零基础理解 ESLint 核心原理-技术圈

来自团队杨劲松同学的分享

概述

本文将介绍 ESLint 的工作原理，内容涉及 ESLint 如何读取配置、加载配置，检验，修复的全流程。

为什么需要 ESLint

ESLint 相信大家都不陌生，如今前端工作越来越复杂，一个项目往往是多人参与开发，虽然说每个人的代码风格都不一样，但是如果我们完全不做任何约束，允许开发人员任意发挥，随着项目规模慢慢变大，很快项目代码将会成为不堪入目的💩山，因此对于代码的一些基本写法还是需要有个约定，并且当代码中出现与约定相悖的写法时需要给出提醒，对于一些简单的约定最好还能帮我们自动修复，而这正是 ESLint 要干的事情，下面引用一下 ESLint 官网的介绍。

「Find Problems」：ESLint statically analyzes your code to quickly find problems. ESLint is built into most text editors and you can run ESLint as part of your continuous integration pipeline.
「Fix Automatically」：Many problems ESLint finds can be automatically fixed. ESLint fixes are syntax-aware so you won't experience errors introduced by traditional find-and-replace algorithms.
「Customize」：Preprocess code, use custom parsers, and write your own rules that work alongside ESLint's built-in rules. You can customize ESLint to work exactly the way you need it for your project.

也就是三部分：「找出代码问题」，「自动修复」，「自定义规则」。

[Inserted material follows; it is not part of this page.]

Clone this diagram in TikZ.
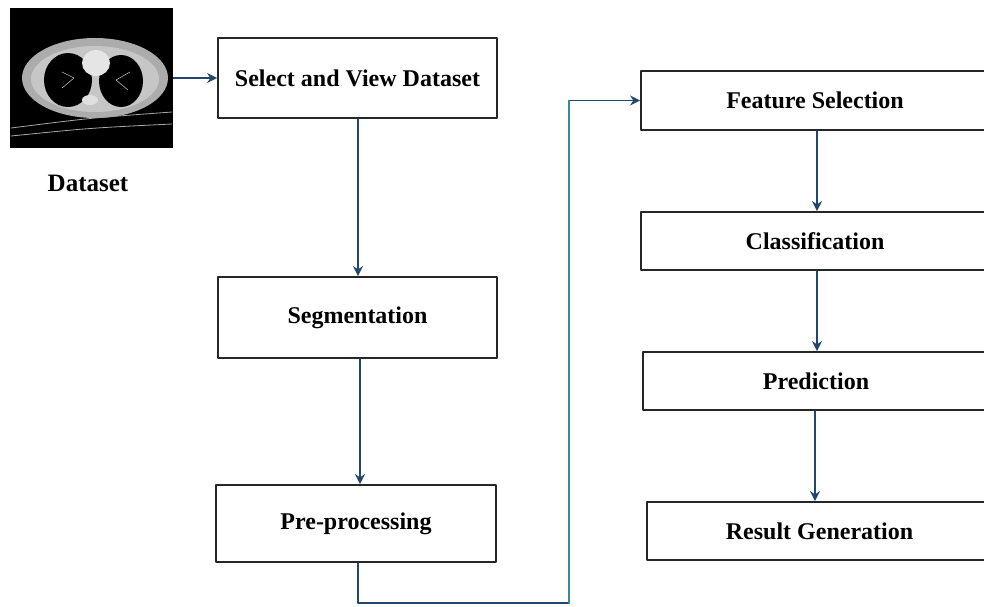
\documentclass[tikz,border=0pt]{standalone}
\usepackage{fontspec}
\setmainfont{Liberation Serif}
\usetikzlibrary{arrows.meta}
\definecolor{linkblue}{RGB}{35,70,110}
\definecolor{linkteal}{RGB}{55,135,160}
\begin{document}
\begin{tikzpicture}[x=0.5pt,y=-0.5pt,line join=round,line cap=round,>={Stealth[length=5pt,width=5pt]}]
			\tikzset{stage/.style={draw=black!85,line width=0.9pt,fill=white,inner sep=0pt,font=\fontsize{12}{14}\selectfont\bfseries},
				link/.style={->,draw=linkblue,line width=0.8pt}}
			\useasboundingbox (0,0) rectangle (984,606);
			% dataset picture
			\node[fill=black,minimum width=81.5pt,minimum height=70pt,inner sep=0pt] (ct) at (91.5,78) {};
			\begin{scope}
				\fill[gray!65] (95,78) ellipse (73 and 40);
				\fill[gray!45] (95,79) ellipse (64 and 33);
				\fill[black] (68,80) ellipse (24 and 27);
				\fill[black] (121,81) ellipse (22 and 26);
				\fill[gray!20] (96,63) ellipse (14 and 13);
				\fill[gray!25] (90,100) ellipse (8 and 5);
				\draw[gray!60,line width=0.3pt] (74,78)--(62,72) (74,78)--(62,88) (116,80)--(130,72) (116,80)--(128,90);
				\draw[gray!70,line width=0.4pt] (11,128) .. controls (90,118) .. (172,112);
				\draw[gray!70,line width=0.4pt] (11,136) .. controls (90,128) .. (172,124);
			\end{scope}
			\node[font=\fontsize{12.5}{15}\selectfont\bfseries] (dslabel) at (88,183) {Dataset};
			% left column
			\node[stage,minimum width=139.5pt,minimum height=40pt] (select) at (357.5,78) {Select and View Dataset};
			\node[stage,minimum width=139.5pt,minimum height=40.5pt] (segment) at (357.5,317.5) {Segmentation};
			\node[stage,minimum width=140pt,minimum height=38.5pt] (preproc) at (356,523.5) {Pre-processing};
			% right column
			\node[stage,minimum width=174pt,minimum height=29.5pt] (feature) at (815,100.5) {Feature Selection};
			\node[stage,minimum width=174pt,minimum height=29pt] (classify) at (815,241) {Classification};
			\node[stage,minimum width=173pt,minimum height=29pt] (predict) at (816,381) {Prediction};
			\node[stage,minimum width=172.5pt,minimum height=29pt] (result) at (819.5,531) {Result Generation};
			% connectors
			\coordinate (turn) at (569,603);
			\draw[link] (ct.east) -- (select.west);
			\draw[link] (select.south -| 358,0) -- (segment.north -| 358,0);
			\draw[link] (segment.south -| 360,0) -- (preproc.north -| 360,0);
			\draw[link] (preproc.south -| 358,0) |- (turn) |- (feature.west);
			\draw[linkteal,line width=0.8pt] (turn) -- (turn |- feature.west);
			\draw[link] (feature.south -| 817,0) -- (classify.north -| 817,0);
			\draw[link] (classify.south -| 817,0) -- (predict.north -| 817,0);
			\draw[link] (predict.south -| 815,0) -- (result.north -| 815,0);
		\end{tikzpicture}
\end{document}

ESLint 经过许多年的发展已经非常成熟，加上社区诸多开发者的不断贡献，目前社区也已经积累了许多优秀的代码写法约定，为了项目代码的健康，也为了开发人员的身心健康，尽早地引入合适的 ESLint 规则是非常有必要的😊。

ESLint 是如何工作的🤔

知其然更应知其所以然，ESLint 是如何做到“读懂”你的代码甚至给你修复代码的呢，没错，还是 AST（抽象语法树），大学编译原理课程里我们也学习过它，另外了解 Babel 或者 Webpack 的同学更应该对 AST 很熟悉了。其中 ESLint 是使用 espree 来生成 AST 的。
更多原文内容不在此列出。